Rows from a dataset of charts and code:
********

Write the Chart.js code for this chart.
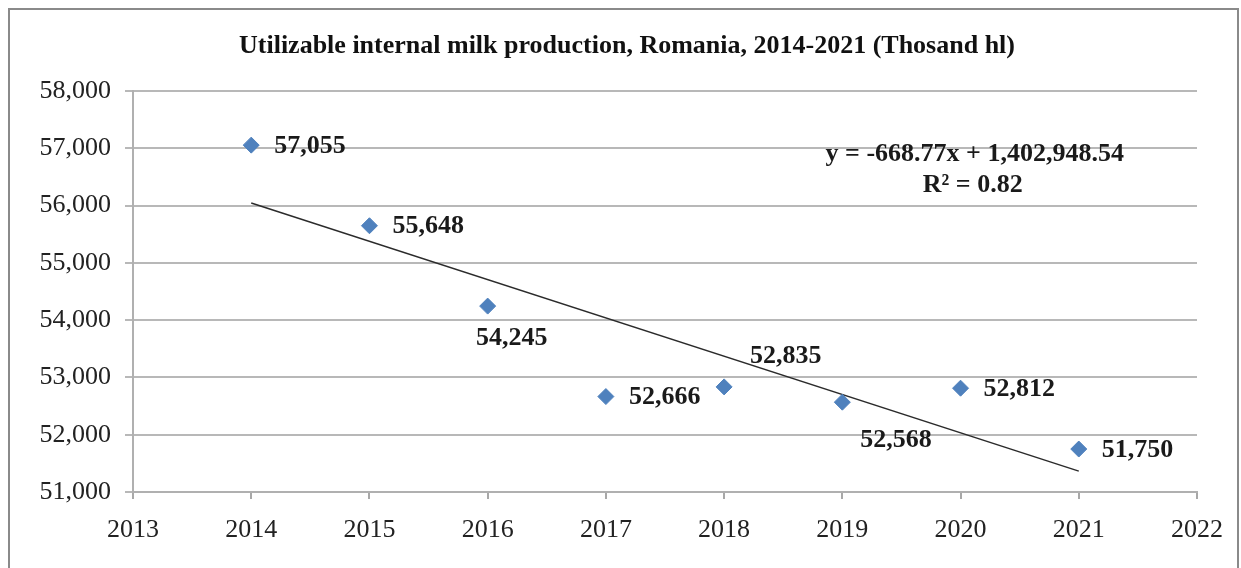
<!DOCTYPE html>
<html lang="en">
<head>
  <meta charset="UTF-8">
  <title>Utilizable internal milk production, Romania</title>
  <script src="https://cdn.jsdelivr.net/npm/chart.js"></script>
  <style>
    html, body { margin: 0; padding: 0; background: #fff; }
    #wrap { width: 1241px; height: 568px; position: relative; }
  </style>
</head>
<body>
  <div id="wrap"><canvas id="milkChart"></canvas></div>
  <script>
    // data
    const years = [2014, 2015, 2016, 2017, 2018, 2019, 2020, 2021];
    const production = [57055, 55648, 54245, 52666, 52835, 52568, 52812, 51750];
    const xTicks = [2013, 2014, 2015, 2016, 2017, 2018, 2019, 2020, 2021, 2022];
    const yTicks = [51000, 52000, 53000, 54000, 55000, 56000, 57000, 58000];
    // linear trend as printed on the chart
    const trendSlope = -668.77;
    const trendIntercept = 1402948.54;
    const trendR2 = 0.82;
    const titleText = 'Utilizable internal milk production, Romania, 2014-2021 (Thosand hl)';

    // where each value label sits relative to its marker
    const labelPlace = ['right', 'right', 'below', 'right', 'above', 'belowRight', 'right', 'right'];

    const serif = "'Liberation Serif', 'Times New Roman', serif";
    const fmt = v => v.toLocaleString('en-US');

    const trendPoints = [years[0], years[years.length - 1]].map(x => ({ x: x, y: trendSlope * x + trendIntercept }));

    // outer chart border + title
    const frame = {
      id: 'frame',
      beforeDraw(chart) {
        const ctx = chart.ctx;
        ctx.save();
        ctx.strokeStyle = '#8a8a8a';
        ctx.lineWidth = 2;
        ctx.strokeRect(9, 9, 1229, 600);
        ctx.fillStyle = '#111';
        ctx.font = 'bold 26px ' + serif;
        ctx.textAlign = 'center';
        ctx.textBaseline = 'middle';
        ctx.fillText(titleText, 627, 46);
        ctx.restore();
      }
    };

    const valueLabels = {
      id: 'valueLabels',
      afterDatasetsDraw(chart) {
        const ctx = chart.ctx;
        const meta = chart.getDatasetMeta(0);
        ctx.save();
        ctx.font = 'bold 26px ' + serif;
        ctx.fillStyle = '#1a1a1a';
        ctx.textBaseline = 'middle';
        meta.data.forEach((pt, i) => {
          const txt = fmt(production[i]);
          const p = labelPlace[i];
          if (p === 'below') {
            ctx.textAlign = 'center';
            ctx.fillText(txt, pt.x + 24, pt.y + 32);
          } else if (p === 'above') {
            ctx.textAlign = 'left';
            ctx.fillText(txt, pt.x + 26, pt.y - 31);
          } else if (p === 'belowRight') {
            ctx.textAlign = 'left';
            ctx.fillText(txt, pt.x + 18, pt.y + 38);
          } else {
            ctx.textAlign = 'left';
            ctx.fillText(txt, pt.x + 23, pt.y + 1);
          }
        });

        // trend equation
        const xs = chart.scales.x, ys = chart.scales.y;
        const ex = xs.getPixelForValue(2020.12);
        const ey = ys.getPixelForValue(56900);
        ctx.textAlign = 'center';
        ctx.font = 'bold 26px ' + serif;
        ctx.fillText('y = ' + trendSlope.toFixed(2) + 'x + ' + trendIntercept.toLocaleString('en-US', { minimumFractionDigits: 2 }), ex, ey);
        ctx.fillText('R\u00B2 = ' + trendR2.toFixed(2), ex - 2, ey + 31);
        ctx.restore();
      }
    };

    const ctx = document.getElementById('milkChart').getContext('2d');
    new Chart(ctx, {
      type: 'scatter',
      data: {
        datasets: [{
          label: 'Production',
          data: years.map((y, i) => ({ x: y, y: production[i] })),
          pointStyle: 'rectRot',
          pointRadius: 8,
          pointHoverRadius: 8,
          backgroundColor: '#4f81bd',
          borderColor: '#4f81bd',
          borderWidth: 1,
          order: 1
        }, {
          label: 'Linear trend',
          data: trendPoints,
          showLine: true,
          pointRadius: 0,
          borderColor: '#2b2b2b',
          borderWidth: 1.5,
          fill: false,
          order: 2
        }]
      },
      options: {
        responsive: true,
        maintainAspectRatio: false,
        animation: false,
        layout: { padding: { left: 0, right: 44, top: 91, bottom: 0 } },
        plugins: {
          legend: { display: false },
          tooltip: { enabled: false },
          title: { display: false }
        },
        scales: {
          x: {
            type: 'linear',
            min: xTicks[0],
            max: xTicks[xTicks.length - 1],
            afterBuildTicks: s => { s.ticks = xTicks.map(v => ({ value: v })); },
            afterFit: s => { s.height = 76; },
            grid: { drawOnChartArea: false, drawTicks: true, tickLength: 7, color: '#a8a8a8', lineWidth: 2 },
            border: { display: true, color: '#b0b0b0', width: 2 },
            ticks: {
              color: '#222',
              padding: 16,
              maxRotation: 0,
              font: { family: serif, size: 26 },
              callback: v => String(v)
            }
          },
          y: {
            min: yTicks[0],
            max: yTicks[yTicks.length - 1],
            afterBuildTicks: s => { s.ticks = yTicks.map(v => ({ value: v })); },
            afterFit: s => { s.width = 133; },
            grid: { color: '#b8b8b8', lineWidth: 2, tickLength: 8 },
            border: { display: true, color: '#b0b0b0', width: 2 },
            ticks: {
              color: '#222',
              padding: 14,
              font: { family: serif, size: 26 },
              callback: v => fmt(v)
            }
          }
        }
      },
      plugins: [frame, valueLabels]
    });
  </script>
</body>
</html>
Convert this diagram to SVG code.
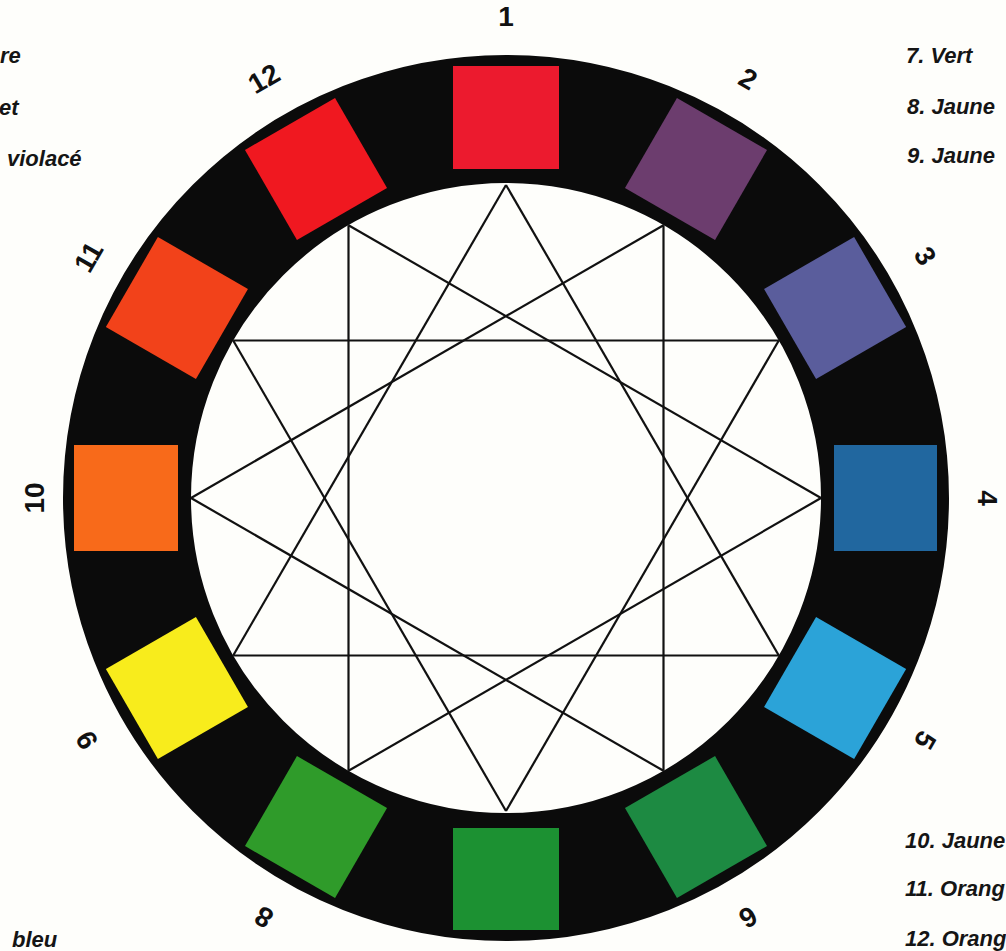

********

**Exercise goal:**
Omit the pictures and output all of the other material exactly.

**Completed task:**
Write the Chart.js code for this chart.
<!DOCTYPE html>
<html lang="en">
<head>
  <meta charset="UTF-8">
  <title>Utilizable internal milk production, Romania</title>
  <script src="https://cdn.jsdelivr.net/npm/chart.js"></script>
  <style>
    html, body { margin: 0; padding: 0; background: #fff; }
    #wrap { width: 1241px; height: 568px; position: relative; }
  </style>
</head>
<body>
  <div id="wrap"><canvas id="milkChart"></canvas></div>
  <script>
    // data
    const years = [2014, 2015, 2016, 2017, 2018, 2019, 2020, 2021];
    const production = [57055, 55648, 54245, 52666, 52835, 52568, 52812, 51750];
    const xTicks = [2013, 2014, 2015, 2016, 2017, 2018, 2019, 2020, 2021, 2022];
    const yTicks = [51000, 52000, 53000, 54000, 55000, 56000, 57000, 58000];
    // linear trend as printed on the chart
    const trendSlope = -668.77;
    const trendIntercept = 1402948.54;
    const trendR2 = 0.82;
    const titleText = 'Utilizable internal milk production, Romania, 2014-2021 (Thosand hl)';

    // where each value label sits relative to its marker
    const labelPlace = ['right', 'right', 'below', 'right', 'above', 'belowRight', 'right', 'right'];

    const serif = "'Liberation Serif', 'Times New Roman', serif";
    const fmt = v => v.toLocaleString('en-US');

    const trendPoints = [years[0], years[years.length - 1]].map(x => ({ x: x, y: trendSlope * x + trendIntercept }));

    // outer chart border + title
    const frame = {
      id: 'frame',
      beforeDraw(chart) {
        const ctx = chart.ctx;
        ctx.save();
        ctx.strokeStyle = '#8a8a8a';
        ctx.lineWidth = 2;
        ctx.strokeRect(9, 9, 1229, 600);
        ctx.fillStyle = '#111';
        ctx.font = 'bold 26px ' + serif;
        ctx.textAlign = 'center';
        ctx.textBaseline = 'middle';
        ctx.fillText(titleText, 627, 46);
        ctx.restore();
      }
    };

    const valueLabels = {
      id: 'valueLabels',
      afterDatasetsDraw(chart) {
        const ctx = chart.ctx;
        const meta = chart.getDatasetMeta(0);
        ctx.save();
        ctx.font = 'bold 26px ' + serif;
        ctx.fillStyle = '#1a1a1a';
        ctx.textBaseline = 'middle';
        meta.data.forEach((pt, i) => {
          const txt = fmt(production[i]);
          const p = labelPlace[i];
          if (p === 'below') {
            ctx.textAlign = 'center';
            ctx.fillText(txt, pt.x + 24, pt.y + 32);
          } else if (p === 'above') {
            ctx.textAlign = 'left';
            ctx.fillText(txt, pt.x + 26, pt.y - 31);
          } else if (p === 'belowRight') {
            ctx.textAlign = 'left';
            ctx.fillText(txt, pt.x + 18, pt.y + 38);
          } else {
            ctx.textAlign = 'left';
            ctx.fillText(txt, pt.x + 23, pt.y + 1);
          }
        });

        // trend equation
        const xs = chart.scales.x, ys = chart.scales.y;
        const ex = xs.getPixelForValue(2020.12);
        const ey = ys.getPixelForValue(56900);
        ctx.textAlign = 'center';
        ctx.font = 'bold 26px ' + serif;
        ctx.fillText('y = ' + trendSlope.toFixed(2) + 'x + ' + trendIntercept.toLocaleString('en-US', { minimumFractionDigits: 2 }), ex, ey);
        ctx.fillText('R\u00B2 = ' + trendR2.toFixed(2), ex - 2, ey + 31);
        ctx.restore();
      }
    };

    const ctx = document.getElementById('milkChart').getContext('2d');
    new Chart(ctx, {
      type: 'scatter',
      data: {
        datasets: [{
          label: 'Production',
          data: years.map((y, i) => ({ x: y, y: production[i] })),
          pointStyle: 'rectRot',
          pointRadius: 8,
          pointHoverRadius: 8,
          backgroundColor: '#4f81bd',
          borderColor: '#4f81bd',
          borderWidth: 1,
          order: 1
        }, {
          label: 'Linear trend',
          data: trendPoints,
          showLine: true,
          pointRadius: 0,
          borderColor: '#2b2b2b',
          borderWidth: 1.5,
          fill: false,
          order: 2
        }]
      },
      options: {
        responsive: true,
        maintainAspectRatio: false,
        animation: false,
        layout: { padding: { left: 0, right: 44, top: 91, bottom: 0 } },
        plugins: {
          legend: { display: false },
          tooltip: { enabled: false },
          title: { display: false }
        },
        scales: {
          x: {
            type: 'linear',
            min: xTicks[0],
            max: xTicks[xTicks.length - 1],
            afterBuildTicks: s => { s.ticks = xTicks.map(v => ({ value: v })); },
            afterFit: s => { s.height = 76; },
            grid: { drawOnChartArea: false, drawTicks: true, tickLength: 7, color: '#a8a8a8', lineWidth: 2 },
            border: { display: true, color: '#b0b0b0', width: 2 },
            ticks: {
              color: '#222',
              padding: 16,
              maxRotation: 0,
              font: { family: serif, size: 26 },
              callback: v => String(v)
            }
          },
          y: {
            min: yTicks[0],
            max: yTicks[yTicks.length - 1],
            afterBuildTicks: s => { s.ticks = yTicks.map(v => ({ value: v })); },
            afterFit: s => { s.width = 133; },
            grid: { color: '#b8b8b8', lineWidth: 2, tickLength: 8 },
            border: { display: true, color: '#b0b0b0', width: 2 },
            ticks: {
              color: '#222',
              padding: 14,
              font: { family: serif, size: 26 },
              callback: v => fmt(v)
            }
          }
        }
      },
      plugins: [frame, valueLabels]
    });
  </script>
</body>
</html>
Convert this diagram to SVG code.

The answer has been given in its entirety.